> [Challenge]:
With all pictures omitted, return verbatim the lines from the beginning of the records below through the line containing "values = [48, 28, 24]".

━━━━━━━━

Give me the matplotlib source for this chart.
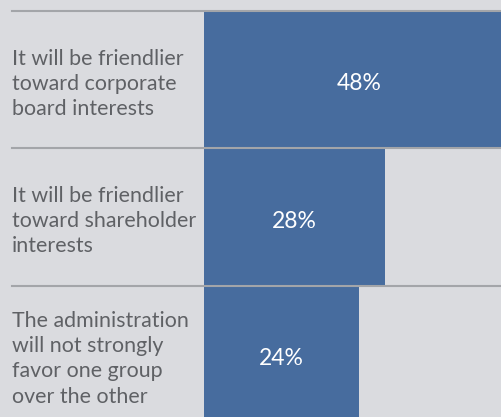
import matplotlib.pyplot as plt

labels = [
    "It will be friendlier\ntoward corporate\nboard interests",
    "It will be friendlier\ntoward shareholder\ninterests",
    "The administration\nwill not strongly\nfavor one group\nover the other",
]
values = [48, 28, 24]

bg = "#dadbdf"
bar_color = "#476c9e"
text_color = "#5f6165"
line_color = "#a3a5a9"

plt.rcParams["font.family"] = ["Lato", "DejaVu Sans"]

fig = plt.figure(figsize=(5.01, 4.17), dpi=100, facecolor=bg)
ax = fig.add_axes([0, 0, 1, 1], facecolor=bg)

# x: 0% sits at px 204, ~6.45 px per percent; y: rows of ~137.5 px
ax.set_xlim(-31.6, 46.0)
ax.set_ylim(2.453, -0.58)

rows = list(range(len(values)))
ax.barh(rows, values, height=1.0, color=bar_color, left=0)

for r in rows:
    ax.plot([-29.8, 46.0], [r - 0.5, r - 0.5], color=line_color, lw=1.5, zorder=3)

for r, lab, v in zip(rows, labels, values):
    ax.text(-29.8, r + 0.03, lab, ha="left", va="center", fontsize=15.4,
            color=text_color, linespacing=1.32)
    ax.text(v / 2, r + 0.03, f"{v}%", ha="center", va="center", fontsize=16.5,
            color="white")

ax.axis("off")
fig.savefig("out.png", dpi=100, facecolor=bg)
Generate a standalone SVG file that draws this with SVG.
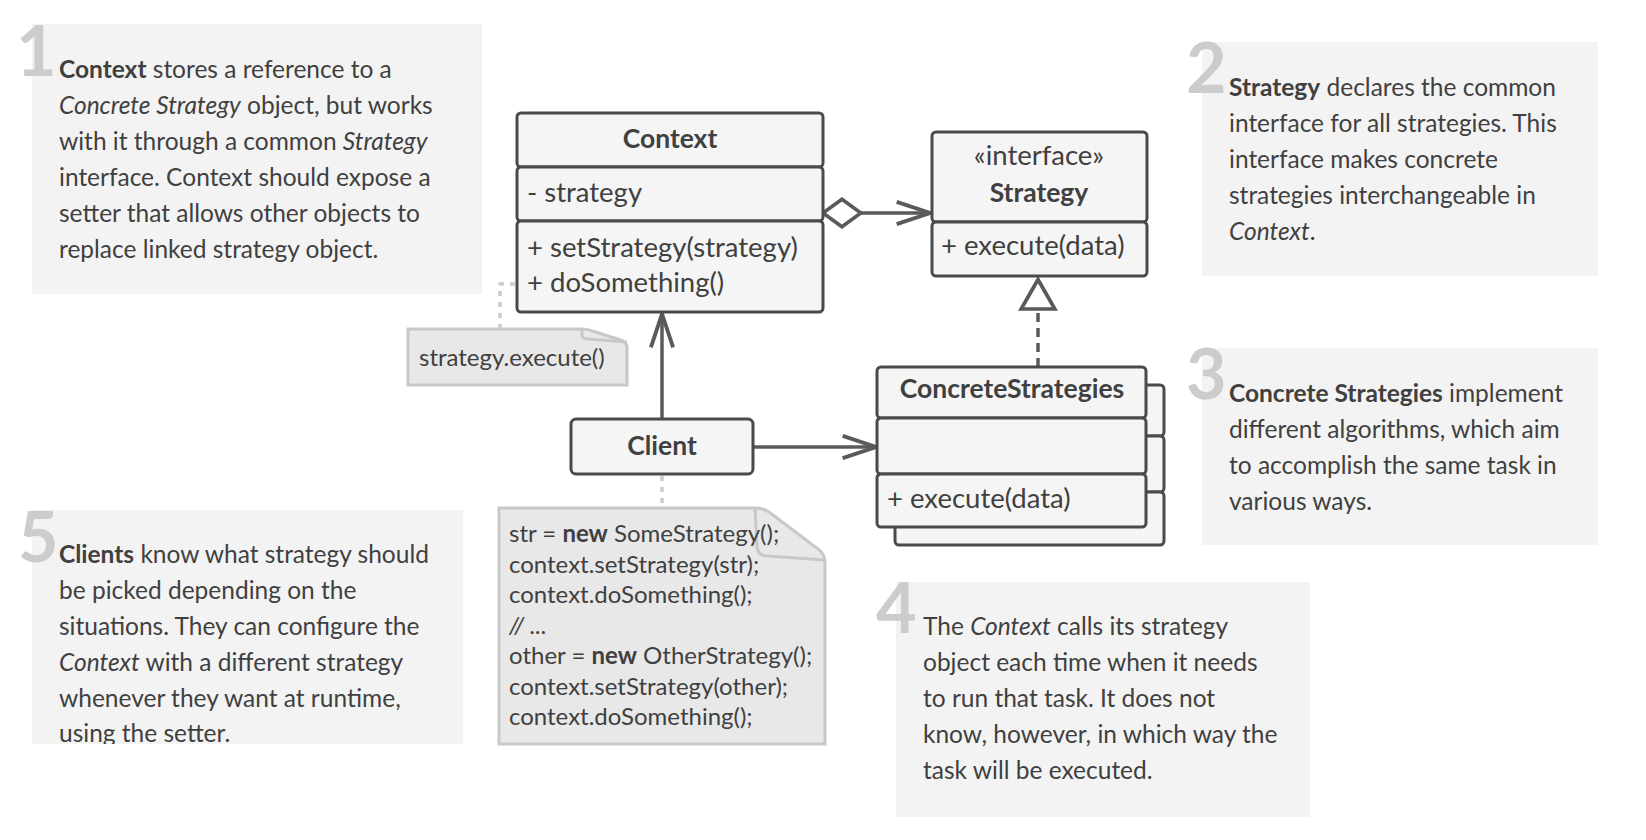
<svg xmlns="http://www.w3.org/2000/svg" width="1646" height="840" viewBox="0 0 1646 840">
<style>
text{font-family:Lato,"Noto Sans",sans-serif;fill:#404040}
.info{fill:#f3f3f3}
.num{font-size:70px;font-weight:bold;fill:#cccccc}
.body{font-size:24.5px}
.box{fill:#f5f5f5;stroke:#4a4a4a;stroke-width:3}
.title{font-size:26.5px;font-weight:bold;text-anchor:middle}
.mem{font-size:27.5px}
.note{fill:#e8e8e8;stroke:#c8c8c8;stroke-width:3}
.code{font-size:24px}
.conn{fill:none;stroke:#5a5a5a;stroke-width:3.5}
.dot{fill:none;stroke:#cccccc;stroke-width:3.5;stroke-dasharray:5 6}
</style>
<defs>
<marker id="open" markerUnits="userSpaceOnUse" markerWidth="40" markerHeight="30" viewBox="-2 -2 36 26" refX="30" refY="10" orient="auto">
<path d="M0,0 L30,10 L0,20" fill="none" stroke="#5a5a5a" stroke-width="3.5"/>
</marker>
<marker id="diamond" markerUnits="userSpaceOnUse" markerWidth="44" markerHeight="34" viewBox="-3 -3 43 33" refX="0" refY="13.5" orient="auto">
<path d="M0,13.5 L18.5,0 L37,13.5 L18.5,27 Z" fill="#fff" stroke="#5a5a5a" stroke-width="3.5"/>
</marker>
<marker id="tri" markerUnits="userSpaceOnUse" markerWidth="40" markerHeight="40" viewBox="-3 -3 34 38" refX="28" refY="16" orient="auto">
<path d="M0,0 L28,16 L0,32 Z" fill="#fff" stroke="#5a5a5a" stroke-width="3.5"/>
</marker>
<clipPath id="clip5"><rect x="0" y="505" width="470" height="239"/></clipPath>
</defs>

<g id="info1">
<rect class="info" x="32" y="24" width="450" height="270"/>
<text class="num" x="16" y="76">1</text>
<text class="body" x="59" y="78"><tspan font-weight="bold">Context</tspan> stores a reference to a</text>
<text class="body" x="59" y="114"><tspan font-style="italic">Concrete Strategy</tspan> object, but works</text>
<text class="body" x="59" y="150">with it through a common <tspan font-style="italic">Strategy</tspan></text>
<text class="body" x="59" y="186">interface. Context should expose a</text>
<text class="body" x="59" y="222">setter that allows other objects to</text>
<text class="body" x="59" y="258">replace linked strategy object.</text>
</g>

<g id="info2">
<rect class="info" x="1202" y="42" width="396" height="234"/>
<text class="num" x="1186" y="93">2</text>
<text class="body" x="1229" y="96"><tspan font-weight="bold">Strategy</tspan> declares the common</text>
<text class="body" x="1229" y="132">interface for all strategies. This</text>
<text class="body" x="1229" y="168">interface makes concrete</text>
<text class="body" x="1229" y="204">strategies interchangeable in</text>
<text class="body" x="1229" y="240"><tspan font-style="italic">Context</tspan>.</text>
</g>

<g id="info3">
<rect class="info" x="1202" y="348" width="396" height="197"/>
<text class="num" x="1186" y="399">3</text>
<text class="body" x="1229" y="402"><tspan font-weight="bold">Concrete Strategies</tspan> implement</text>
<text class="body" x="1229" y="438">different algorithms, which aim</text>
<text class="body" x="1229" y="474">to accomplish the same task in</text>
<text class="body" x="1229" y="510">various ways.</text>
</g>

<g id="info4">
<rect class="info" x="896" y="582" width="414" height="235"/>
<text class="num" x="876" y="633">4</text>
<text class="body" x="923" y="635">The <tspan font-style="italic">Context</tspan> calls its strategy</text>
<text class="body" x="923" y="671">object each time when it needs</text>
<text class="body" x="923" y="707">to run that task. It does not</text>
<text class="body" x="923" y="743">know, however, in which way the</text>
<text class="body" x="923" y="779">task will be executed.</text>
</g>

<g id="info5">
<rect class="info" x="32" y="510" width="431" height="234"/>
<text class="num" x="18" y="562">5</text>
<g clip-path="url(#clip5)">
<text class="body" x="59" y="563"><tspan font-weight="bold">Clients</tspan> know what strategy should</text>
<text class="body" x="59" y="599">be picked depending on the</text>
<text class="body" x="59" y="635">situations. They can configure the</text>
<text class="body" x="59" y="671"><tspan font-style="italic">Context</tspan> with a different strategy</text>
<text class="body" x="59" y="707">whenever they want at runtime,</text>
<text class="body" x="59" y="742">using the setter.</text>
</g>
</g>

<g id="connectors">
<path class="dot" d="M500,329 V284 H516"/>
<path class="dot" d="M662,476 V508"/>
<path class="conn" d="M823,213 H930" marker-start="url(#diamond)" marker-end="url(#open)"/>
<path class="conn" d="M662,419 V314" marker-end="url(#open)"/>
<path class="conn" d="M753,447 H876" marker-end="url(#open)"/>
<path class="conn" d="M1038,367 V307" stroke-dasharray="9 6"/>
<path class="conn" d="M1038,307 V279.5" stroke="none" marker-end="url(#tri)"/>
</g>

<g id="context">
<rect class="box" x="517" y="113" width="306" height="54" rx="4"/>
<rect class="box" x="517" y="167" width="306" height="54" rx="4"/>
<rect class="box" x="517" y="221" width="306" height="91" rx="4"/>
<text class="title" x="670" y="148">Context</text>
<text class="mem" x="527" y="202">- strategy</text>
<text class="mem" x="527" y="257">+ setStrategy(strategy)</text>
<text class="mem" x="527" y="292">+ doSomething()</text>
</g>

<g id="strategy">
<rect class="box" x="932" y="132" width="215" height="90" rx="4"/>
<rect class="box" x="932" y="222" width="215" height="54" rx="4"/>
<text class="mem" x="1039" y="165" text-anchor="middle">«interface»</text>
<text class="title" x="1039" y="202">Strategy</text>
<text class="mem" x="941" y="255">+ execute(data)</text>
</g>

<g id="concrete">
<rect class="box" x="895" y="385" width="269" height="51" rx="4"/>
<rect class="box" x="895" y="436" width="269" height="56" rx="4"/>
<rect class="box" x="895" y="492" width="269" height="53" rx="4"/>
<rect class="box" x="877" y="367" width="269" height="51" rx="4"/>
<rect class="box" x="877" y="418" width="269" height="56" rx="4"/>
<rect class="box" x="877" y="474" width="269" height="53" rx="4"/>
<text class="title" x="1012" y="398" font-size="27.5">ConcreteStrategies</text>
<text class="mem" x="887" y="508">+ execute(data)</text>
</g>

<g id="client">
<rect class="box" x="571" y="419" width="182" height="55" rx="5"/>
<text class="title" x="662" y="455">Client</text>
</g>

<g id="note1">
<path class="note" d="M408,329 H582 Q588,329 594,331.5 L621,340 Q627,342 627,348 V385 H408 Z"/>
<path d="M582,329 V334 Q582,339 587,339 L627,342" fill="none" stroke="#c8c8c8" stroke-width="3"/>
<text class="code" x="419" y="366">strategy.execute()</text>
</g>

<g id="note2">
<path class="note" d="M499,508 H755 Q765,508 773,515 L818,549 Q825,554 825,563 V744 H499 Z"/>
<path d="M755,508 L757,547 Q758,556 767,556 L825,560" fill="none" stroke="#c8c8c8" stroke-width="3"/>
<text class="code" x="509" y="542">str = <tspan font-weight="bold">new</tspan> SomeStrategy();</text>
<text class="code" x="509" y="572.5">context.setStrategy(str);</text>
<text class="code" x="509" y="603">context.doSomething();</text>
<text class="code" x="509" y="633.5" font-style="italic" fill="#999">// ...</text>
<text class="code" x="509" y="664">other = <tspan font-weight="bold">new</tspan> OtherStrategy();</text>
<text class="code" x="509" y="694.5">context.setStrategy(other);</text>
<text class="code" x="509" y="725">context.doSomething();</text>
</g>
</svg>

━━━━━━━━

> [Worked answer]:
Give me the matplotlib source for this chart.
import matplotlib.pyplot as plt

labels = [
    "It will be friendlier\ntoward corporate\nboard interests",
    "It will be friendlier\ntoward shareholder\ninterests",
    "The administration\nwill not strongly\nfavor one group\nover the other",
]
values = [48, 28, 24]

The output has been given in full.